Publish hosted WFS layers

If your organization requires you to use feature layers compliant with Open Geospatial Consortium (OGC) specifications, you can publish a hosted WFS layer from a hosted feature layer in the portal.

Publishing a hosted WFS layer from a hosted feature layer does not make a copy of the data; the hosted WFS layer references the same data as the hosted feature layer. The hosted WFS layer is dependent on the hosted feature layer.

You can also publish a hosted WFS layer from a hosted feature layer view. When you do, the initial definition set on the view is preserved in the WFS layer.

Hosted WFS layers are read-only and must be shared with everyone to draw correctly.

Follow these steps to publish a hosted WFS layer:

  1. Publish a hosted feature layer of the data you need.

    You must have privileges to create content and publish hosted feature layers.

  2. If you are not already signed in to the portal, do so now.

    Sign in as the owner of the hosted feature layer created in the previous step.

  3. Click Content > My Content and click the hosted feature layer name in the list to open the item's page.
  4. Configure metadata on the hosted feature layer that you want the hosted WFS layer to inherit.

    When you publish a hosted WFS layer, the WFS layer inherits metadata from the hosted feature layer. This metadata also populates the WFS service's capabilities file.

  5. Click Publish > WFS.
  6. Fill in Title for the new layer.

    The title must start with a letter or underscore (_). It can contain letters, numbers, hyphens (-), underscores, or periods (.) but cannot contain spaces.

  7. Optionally, type tags and a summary.
  8. If the organization administrator configured content categories, click Assign Category and select up to 20 categories to help people find your item. You can also use the Filter categories box to narrow down the list of categories.
  9. Choose a folder in which to save the hosted WFS layer.
  10. Click OK.
  11. Once publishing completes, share the hosted WFS layer with everyone (public).
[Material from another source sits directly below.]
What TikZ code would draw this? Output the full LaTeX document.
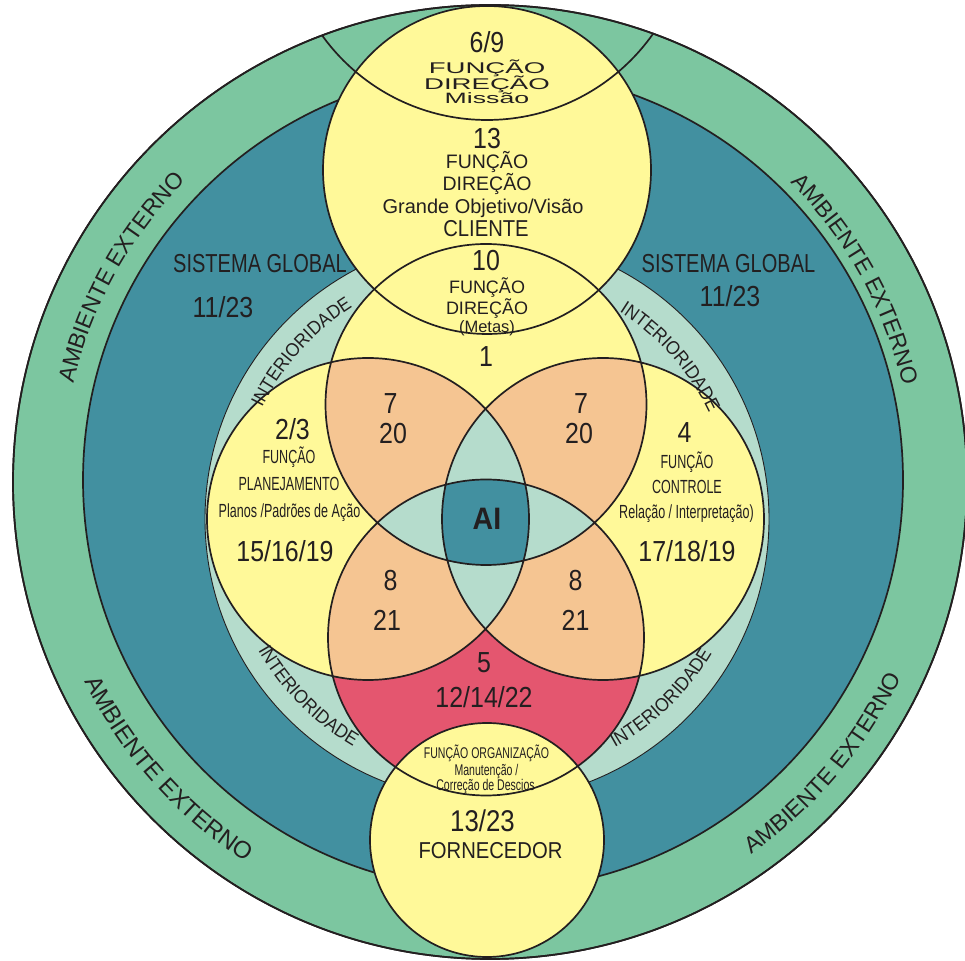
\documentclass[tikz,border=0pt]{standalone}
\usepackage{fontspec}
\setmainfont{Liberation Sans}
\newfontfamily\fdig[FakeStretch=0.86]{Liberation Sans}
\newfontfamily\fnar[FakeStretch=0.66]{Liberation Sans}
\newfontfamily\forg[FakeStretch=0.68]{Liberation Sans}
\newfontfamily\fmid[FakeStretch=0.88]{Liberation Sans}
\newfontfamily\fsis[FakeStretch=0.77]{Liberation Sans}
\newfontfamily\fwide[FakeStretch=1.78]{Liberation Sans}
\newfontfamily\fai[FakeStretch=0.92]{Liberation Sans}
\newfontfamily\fintfam[FakeStretch=0.92]{Liberation Sans}
\newcommand\fsz[1]{\fontsize{#1}{#1}\selectfont}
\newcommand\ambfont{\fontsize{23}{23}\selectfont}
\newcommand\ambfontb{\fontsize{24}{24}\selectfont}
\newcommand\intfont{\fintfam\fontsize{19}{19}\selectfont}
\usetikzlibrary{decorations.text}
\definecolor{ink}{RGB}{35,31,32}
\definecolor{cgreen}{RGB}{124,198,160}
\definecolor{cteal}{RGB}{66,144,160}
\definecolor{clt}{RGB}{181,220,204}
\definecolor{cyel}{RGB}{255,249,153}
\definecolor{corg}{RGB}{245,197,146}
\definecolor{cred}{RGB}{228,86,111}
\begin{document}
\begin{tikzpicture}[x=1pt,y=1pt,
  ln/.style={draw=ink,line width=1.7pt},
  thinln/.style={draw=ink,line width=0.9pt},
  lbl/.style={anchor=base,inner sep=0pt,text=ink},
  dig/.style={lbl,font=\fdig\fsz{29}},
  nar/.style={lbl,font=\fnar\fsz{19}},
  org/.style={lbl,font=\forg\fsz{15.5}},
  arctext/.style={decorate,decoration={text along path,text align=center,text color=ink,text={#1}}}]
\useasboundingbox (0,0) rectangle (965,960);
\clip (0,0) rectangle (965,960);
\coordinate (O) at (490,478);
\coordinate (G) at (493,480);
\coordinate (C) at (487,441);
\coordinate (L) at (368,441);
\coordinate (R) at (603,441);
\coordinate (T) at (486,555.5);
\coordinate (B) at (486,322.5);
\coordinate (K) at (487,790);
\coordinate (F) at (487,120);
\coordinate (M) at (487,1043);
% rings
\filldraw[fill=cgreen, ln] (O) circle[radius=477];
\filldraw[fill=cteal, ln] (G) circle[radius=410];
\filldraw[fill=clt, thinln] (C) circle[radius=282];
% flower
\fill[cyel] (L) circle[radius=161] (R) circle[radius=161] (T) circle[radius=160.5];
\fill[cred] (B) circle[radius=158];
\begin{scope}\clip (T) circle[radius=160.5]; \fill[corg] (L) circle[radius=161] (R) circle[radius=161];\end{scope}
\begin{scope}\clip (B) circle[radius=158]; \fill[corg] (L) circle[radius=161] (R) circle[radius=161];\end{scope}
\begin{scope}\clip (L) circle[radius=161]; \fill[clt] (R) circle[radius=161];\end{scope}
\begin{scope}\clip (T) circle[radius=160.5]; \fill[clt] (B) circle[radius=158];\end{scope}
\begin{scope}\clip (L) circle[radius=161]; \clip (R) circle[radius=161]; \clip (T) circle[radius=160.5]; \fill[cteal] (B) circle[radius=158];\end{scope}
\fill[cyel] (K) circle[radius=164];
\fill[cyel] (F) circle[radius=117];
\draw[ln] (L) circle[radius=161] (R) circle[radius=161] (T) circle[radius=160.5] (B) circle[radius=158];
\draw[ln] (K) circle[radius=164] (F) circle[radius=117];
\begin{scope}\clip (O) circle[radius=477]; \draw[ln] (M) circle[radius=203];\end{scope}
\draw[ln] (O) circle[radius=477];
% texts
\node[dig] (t69) at (487,907.6) {6/9};
\node[lbl,font=\fwide\fsz{15.5}] (tf1) at (487,886.5) {FUNÇÃO};
\node[lbl,font=\fwide\fsz{15.5}] (td1) at (487,870.5) {DIREÇÃO};
\node[lbl,font=\fwide\fsz{15}] (tm) at (487,856) {Missão};
\node[dig] (t13) at (487,811.6) {13};
\node[lbl,font=\fsz{19.5}] (tf2) at (487,791) {FUNÇÃO};
\node[lbl,font=\fsz{19.5}] (td2) at (487,769) {DIREÇÃO};
\node[lbl,font=\fsz{20}] (tg) at (483,746) {Grande Objetivo/Visão};
\node[lbl,font=\fmid\fsz{23}] (tcl) at (486,723) {CLIENTE};
\node[dig] (t10) at (486,689.6) {10};
\node[lbl,font=\fsz{18}] (tf3) at (487,666.6) {FUNÇÃO};
\node[lbl,font=\fsz{18}] (td3) at (487,645.6) {DIREÇÃO};
\node[lbl,font=\fsz{16.5}] (tmet) at (487,627) {(Metas)};
\node[dig] (t1) at (486,593) {1};
\node[dig] (t7a) at (390.5,546) {7};
\node[dig] (t20a) at (393,516) {20};
\node[dig] (t7b) at (581,546) {7};
\node[dig] (t20b) at (579,516) {20};
\node[dig] (t23) at (292.5,520) {2/3};
\node[nar] (tfp) at (289,496.4) {FUNÇÃO};
\node[nar] (tpl) at (289,469.4) {PLANEJAMENTO};
\node[nar] (tpa) at (289.5,442.4) {Planos /Padrões de Ação};
\node[dig] (t151) at (285,398.6) {15/16/19};
\node[dig] (t4) at (684.5,517.5) {4};
\node[nar] (tfc) at (687,491.4) {FUNÇÃO};
\node[nar] (tco) at (687,466.4) {CONTROLE};
\node[nar] (tre) at (686.5,441.4) {Relação / Interpretação)};
\node[dig] (t171) at (687,398.6) {17/18/19};
\node[lbl,font=\fai\bfseries\fsz{31}] (tai) at (487,430.4) {AI};
\node[dig] (t8a) at (390.5,369) {8};
\node[dig] (t21a) at (387,329.6) {21};
\node[dig] (t8b) at (575.5,369) {8};
\node[dig] (t21b) at (575.5,329.6) {21};
\node[dig] (t5) at (484,287.1) {5};
\node[dig] (t12) at (484,252.1) {12/14/22};
\node[org] (tor) at (486.5,201) {FUNÇÃO ORGANIZAÇÃO};
\node[org] (tma) at (486.5,184.5) {Manutenção /};
\node[org] (tcor) at (485.5,169.5) {Correção de Descios};
\node[lbl,font=\fdig\fsz{30}] (t1323) at (482.5,128.3) {13/23};
\node[lbl,font=\fmid\fsz{23}] (tfor) at (490.5,101.8) {FORNECEDOR};
\node[lbl,font=\fsis\fsz{26}] (tsg1) at (260,687) {SISTEMA GLOBAL};
\node[dig] (ts1) at (223,642) {11/23};
\node[lbl,font=\fsis\fsz{26}] (tsg2) at (728.5,687) {SISTEMA GLOBAL};
\node[dig] (ts2) at (730,653.5) {11/23};
% curved labels
\path[arctext={|\ambfont|AMBIENTE EXTERNO}] ([shift={(181:428)}]O) arc[start angle=181,end angle=121,radius=428];
\path[arctext={|\ambfont|AMBIENTE EXTERNO}] ([shift={(59:424)}]O) arc[start angle=59,end angle=-1,radius=424];
\path[arctext={|\ambfontb|AMBIENTE EXTERNO}] ([shift={(191.7:452)}]O) arc[start angle=191.7,end angle=251.7,radius=452];
\path[arctext={|\ambfont|AMBIENTE EXTERNO}] ([shift={(289.8:455)}]O) arc[start angle=289.8,end angle=349.8,radius=455];
\path[arctext={|\intfont|INTERIORIDADE}] ([shift={(168:251)}]C) arc[start angle=168,end angle=108,radius=251];
\path[arctext={|\intfont|INTERIORIDADE}] ([shift={(71.5:246)}]C) arc[start angle=71.5,end angle=11.5,radius=246];
\path[arctext={|\intfont|INTERIORIDADE}] ([shift={(194.7:264)}]C) arc[start angle=194.7,end angle=254.7,radius=264];
\path[arctext={|\intfont|INTERIORIDADE}] ([shift={(284.2:262)}]C) arc[start angle=284.2,end angle=344.2,radius=262];
\end{tikzpicture}
\end{document}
Considerations when publishing hosted WFS layers

  • You can publish only one hosted WFS layer from a hosted feature layer.
  • The names of layers published as a hosted WFS layer can contain only single-byte, UTF-8 characters. If the layer name contains multibyte characters (such as certain Greek or Cyrillic characters, Chinese, Japanese, and Korean characters, or characters with diacritical marks such as an umlaut), the hosted WFS layer may not draw as expected.
  • You must share hosted WFS layers with everyone.
  • When you publish a hosted WFS layer, the WFS layer inherits metadata from the hosted feature layer. This metadata also populates the WFS service's capabilities. Subsequent updates to metadata are not inherited to the layer or the capabilities document.
  • Symbology, query definitions, and field aliases are not inherited by the WFS layer.
  • Edits you make in the hosted feature layer appear in the hosted WFS layer when clients refresh the WFS layer.
  • WFS layers published from hosted feature layer views do not incorporate changes to the view definition. To reflect view definition changes in the WFS layer, you must delete the WFS layer and republish it from the view.
  • You must delete the hosted WFS layer before you can delete the hosted feature layer from which you published.
  • The administrator cannot reassign ownership of the hosted WFS layer. To change ownership of the hosted WFS layer, you must reassign ownership of the hosted feature layer from which it is published. When you do that, ownership automatically changes on the hosted WFS layer.